▶ Written instruction:
Print, please, exactly and only the lines between the line holding "What React, TypeScript" and the line holding "const xAxisTitle = 'Observer", inclusive, omitting any pictures.

▶ Data excerpts:
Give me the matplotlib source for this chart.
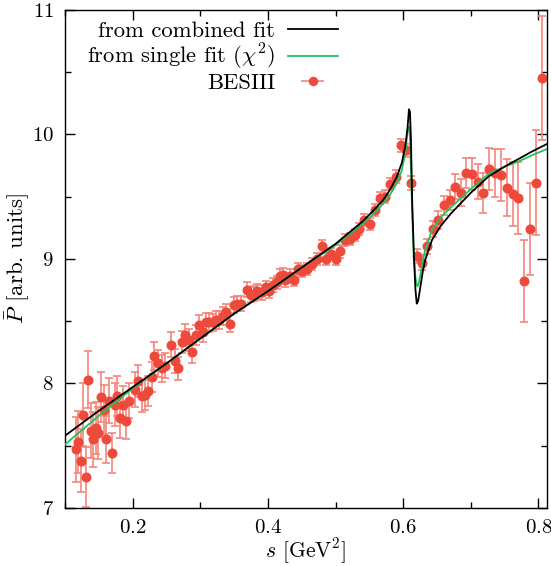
==
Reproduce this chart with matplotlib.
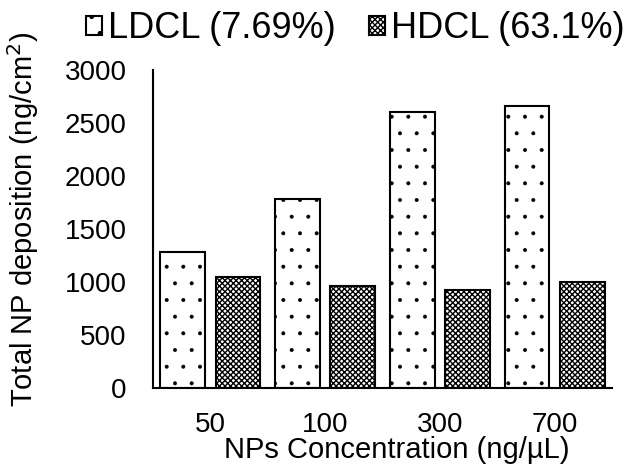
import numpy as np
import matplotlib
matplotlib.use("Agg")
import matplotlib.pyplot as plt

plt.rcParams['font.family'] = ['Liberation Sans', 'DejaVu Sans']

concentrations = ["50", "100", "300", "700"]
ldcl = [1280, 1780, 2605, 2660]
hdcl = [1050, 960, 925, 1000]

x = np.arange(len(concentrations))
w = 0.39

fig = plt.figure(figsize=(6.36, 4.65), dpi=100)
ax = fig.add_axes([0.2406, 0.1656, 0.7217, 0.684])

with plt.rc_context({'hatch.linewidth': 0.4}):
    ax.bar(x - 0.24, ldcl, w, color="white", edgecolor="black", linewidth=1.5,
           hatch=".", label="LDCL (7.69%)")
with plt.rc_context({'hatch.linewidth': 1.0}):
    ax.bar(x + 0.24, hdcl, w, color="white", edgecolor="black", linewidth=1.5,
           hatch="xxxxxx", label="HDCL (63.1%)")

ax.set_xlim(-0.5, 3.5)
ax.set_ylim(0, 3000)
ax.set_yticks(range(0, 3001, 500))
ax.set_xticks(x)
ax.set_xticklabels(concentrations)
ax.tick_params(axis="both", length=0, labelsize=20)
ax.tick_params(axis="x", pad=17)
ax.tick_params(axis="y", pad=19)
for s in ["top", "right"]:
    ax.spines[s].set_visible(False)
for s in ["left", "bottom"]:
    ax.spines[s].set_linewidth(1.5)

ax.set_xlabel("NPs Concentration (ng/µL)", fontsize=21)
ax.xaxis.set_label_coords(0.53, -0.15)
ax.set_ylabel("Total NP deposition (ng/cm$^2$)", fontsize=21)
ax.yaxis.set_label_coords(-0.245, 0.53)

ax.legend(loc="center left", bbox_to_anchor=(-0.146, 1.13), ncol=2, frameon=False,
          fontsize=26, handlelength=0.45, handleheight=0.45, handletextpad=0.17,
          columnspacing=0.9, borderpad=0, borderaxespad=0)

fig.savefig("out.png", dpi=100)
---
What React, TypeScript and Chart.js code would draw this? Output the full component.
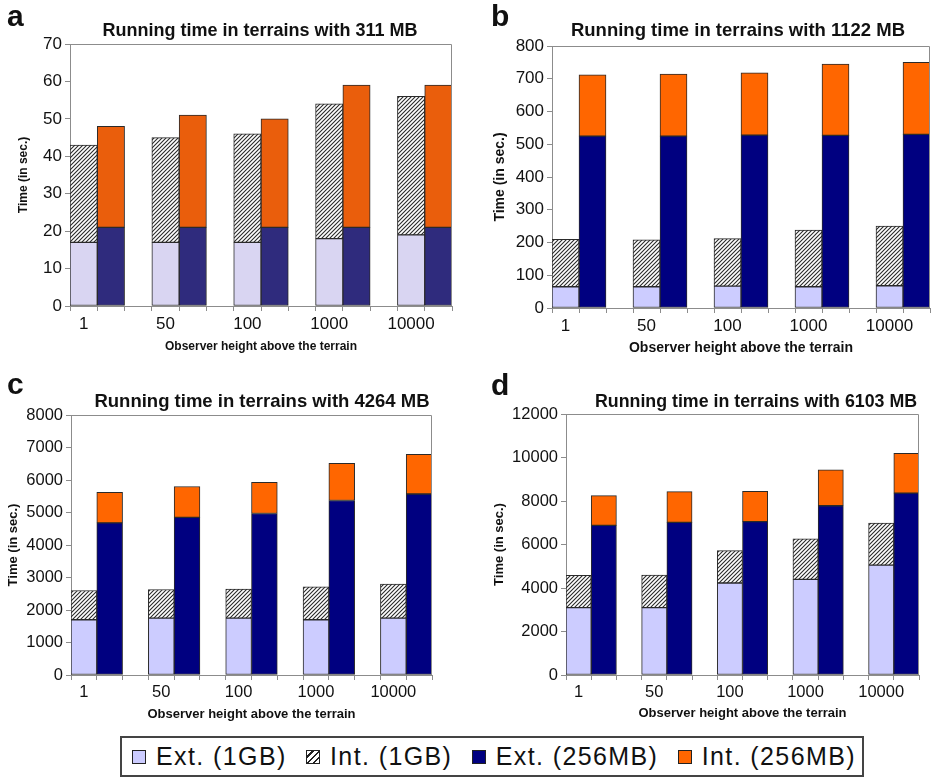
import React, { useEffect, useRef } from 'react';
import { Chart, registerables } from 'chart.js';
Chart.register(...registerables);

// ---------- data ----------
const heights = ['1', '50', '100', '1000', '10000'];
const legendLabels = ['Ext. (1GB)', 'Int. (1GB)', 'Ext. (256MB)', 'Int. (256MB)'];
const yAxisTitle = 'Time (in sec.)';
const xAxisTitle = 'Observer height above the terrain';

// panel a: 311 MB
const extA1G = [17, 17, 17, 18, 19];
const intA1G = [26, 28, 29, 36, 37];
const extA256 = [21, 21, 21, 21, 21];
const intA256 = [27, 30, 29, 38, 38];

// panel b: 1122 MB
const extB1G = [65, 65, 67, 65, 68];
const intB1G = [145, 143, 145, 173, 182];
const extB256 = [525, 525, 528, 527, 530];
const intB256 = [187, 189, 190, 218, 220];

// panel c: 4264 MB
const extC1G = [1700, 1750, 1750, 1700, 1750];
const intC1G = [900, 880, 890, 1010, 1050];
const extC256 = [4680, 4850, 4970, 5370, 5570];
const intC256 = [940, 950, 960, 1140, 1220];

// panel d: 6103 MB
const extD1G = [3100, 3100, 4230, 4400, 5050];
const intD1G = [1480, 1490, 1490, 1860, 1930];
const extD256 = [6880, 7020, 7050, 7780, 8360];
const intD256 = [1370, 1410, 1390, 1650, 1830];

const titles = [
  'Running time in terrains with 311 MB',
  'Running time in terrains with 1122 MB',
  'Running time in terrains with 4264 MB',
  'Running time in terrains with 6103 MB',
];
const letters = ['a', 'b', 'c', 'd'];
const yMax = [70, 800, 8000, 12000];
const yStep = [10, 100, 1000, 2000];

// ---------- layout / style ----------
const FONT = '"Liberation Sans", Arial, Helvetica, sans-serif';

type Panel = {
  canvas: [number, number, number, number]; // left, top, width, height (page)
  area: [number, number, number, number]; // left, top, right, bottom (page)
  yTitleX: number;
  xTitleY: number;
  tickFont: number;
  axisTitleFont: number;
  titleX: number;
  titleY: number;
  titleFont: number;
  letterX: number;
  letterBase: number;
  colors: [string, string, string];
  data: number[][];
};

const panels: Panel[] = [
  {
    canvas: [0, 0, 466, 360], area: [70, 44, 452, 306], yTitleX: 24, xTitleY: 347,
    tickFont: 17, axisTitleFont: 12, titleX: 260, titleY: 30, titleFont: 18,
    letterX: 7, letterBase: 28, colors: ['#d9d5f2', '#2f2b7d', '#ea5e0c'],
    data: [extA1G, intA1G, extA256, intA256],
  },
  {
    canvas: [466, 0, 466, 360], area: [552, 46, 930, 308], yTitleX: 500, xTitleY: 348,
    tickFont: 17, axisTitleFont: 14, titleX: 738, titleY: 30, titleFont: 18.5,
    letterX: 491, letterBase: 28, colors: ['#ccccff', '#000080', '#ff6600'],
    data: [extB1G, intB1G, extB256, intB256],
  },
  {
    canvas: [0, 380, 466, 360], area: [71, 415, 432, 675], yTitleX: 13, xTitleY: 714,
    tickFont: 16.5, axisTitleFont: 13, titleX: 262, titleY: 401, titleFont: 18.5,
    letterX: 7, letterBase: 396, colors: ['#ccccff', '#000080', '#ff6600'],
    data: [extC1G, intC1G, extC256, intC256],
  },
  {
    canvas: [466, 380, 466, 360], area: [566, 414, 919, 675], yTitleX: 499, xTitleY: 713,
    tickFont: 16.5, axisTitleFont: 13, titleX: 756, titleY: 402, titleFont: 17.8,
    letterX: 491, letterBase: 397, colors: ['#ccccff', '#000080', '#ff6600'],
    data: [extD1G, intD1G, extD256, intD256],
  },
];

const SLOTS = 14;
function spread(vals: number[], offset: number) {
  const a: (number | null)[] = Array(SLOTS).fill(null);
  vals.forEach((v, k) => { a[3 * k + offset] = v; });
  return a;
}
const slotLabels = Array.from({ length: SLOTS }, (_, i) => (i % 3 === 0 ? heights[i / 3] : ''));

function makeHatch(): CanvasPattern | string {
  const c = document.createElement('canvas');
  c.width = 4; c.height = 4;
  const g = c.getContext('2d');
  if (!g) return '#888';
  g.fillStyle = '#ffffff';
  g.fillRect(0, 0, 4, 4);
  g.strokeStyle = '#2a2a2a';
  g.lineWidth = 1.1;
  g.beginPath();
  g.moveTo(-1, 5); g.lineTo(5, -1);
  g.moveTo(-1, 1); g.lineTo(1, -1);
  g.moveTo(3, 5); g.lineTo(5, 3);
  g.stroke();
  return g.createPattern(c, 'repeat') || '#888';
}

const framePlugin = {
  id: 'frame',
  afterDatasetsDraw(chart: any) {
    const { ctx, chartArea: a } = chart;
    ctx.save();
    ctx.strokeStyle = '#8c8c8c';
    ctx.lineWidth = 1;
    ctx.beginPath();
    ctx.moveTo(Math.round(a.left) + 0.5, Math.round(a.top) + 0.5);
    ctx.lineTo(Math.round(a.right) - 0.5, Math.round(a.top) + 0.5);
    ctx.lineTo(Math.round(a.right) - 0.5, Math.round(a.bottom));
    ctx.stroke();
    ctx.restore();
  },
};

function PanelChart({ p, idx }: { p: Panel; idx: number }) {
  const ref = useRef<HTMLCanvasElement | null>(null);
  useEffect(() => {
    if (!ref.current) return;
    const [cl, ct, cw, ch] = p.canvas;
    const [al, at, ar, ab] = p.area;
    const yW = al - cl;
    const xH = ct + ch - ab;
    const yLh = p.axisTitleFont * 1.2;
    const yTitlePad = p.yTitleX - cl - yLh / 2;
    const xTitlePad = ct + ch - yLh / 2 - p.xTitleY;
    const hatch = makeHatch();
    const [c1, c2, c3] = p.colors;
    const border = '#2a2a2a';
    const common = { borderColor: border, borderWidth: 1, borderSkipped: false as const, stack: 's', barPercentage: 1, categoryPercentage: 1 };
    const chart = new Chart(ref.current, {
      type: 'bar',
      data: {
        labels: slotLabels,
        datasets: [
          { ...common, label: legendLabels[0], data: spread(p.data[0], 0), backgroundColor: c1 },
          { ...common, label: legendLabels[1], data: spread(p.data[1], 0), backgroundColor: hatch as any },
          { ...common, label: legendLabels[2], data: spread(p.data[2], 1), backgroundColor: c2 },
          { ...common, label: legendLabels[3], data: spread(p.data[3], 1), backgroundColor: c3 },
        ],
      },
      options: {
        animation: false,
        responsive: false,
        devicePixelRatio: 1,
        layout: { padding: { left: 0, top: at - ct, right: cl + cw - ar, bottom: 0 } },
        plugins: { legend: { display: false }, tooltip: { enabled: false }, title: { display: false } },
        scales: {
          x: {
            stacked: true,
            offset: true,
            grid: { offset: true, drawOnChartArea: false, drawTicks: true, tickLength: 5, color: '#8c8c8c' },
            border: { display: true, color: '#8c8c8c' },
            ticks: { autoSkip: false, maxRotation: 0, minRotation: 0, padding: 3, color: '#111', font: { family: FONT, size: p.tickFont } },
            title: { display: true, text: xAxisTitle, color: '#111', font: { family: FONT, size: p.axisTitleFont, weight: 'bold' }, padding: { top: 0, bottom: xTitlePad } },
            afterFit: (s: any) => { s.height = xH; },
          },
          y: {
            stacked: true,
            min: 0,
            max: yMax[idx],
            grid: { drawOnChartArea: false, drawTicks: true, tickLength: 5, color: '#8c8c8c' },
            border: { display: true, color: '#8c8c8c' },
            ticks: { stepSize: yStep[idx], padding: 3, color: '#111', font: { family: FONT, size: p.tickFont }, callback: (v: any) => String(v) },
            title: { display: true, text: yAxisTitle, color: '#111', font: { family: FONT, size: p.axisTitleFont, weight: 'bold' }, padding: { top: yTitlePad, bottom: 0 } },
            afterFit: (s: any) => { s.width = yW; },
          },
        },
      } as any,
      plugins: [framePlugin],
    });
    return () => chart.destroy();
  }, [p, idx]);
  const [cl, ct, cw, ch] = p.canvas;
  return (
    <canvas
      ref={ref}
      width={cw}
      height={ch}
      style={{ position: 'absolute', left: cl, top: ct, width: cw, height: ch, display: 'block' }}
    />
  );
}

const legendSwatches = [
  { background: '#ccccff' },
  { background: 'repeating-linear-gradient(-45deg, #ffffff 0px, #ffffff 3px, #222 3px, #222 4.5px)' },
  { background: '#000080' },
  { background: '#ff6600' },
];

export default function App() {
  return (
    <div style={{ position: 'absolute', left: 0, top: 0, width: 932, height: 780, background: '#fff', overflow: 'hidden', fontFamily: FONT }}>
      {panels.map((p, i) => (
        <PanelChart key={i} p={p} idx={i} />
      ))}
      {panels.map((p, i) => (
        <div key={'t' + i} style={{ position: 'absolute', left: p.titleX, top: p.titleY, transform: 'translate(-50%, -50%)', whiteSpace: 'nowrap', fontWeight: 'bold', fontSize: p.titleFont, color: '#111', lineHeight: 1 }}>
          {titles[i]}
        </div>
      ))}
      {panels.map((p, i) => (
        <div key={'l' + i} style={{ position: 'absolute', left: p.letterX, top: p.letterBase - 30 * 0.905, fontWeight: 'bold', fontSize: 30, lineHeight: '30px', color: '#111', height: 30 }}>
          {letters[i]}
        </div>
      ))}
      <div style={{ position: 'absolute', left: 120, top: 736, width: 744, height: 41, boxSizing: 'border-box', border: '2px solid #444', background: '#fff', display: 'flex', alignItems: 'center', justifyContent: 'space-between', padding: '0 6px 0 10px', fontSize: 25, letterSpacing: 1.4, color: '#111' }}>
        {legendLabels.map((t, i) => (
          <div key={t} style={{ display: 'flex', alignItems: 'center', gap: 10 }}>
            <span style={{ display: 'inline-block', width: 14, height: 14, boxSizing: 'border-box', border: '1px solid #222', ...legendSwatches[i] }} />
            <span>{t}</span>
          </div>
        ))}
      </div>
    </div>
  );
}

▶ Result:
What React, TypeScript and Chart.js code would draw this? Output the full component.
import React, { useEffect, useRef } from 'react';
import { Chart, registerables } from 'chart.js';
Chart.register(...registerables);

// ---------- data ----------
const heights = ['1', '50', '100', '1000', '10000'];
const legendLabels = ['Ext. (1GB)', 'Int. (1GB)', 'Ext. (256MB)', 'Int. (256MB)'];
const yAxisTitle = 'Time (in sec.)';
const xAxisTitle = 'Observer height above the terrain';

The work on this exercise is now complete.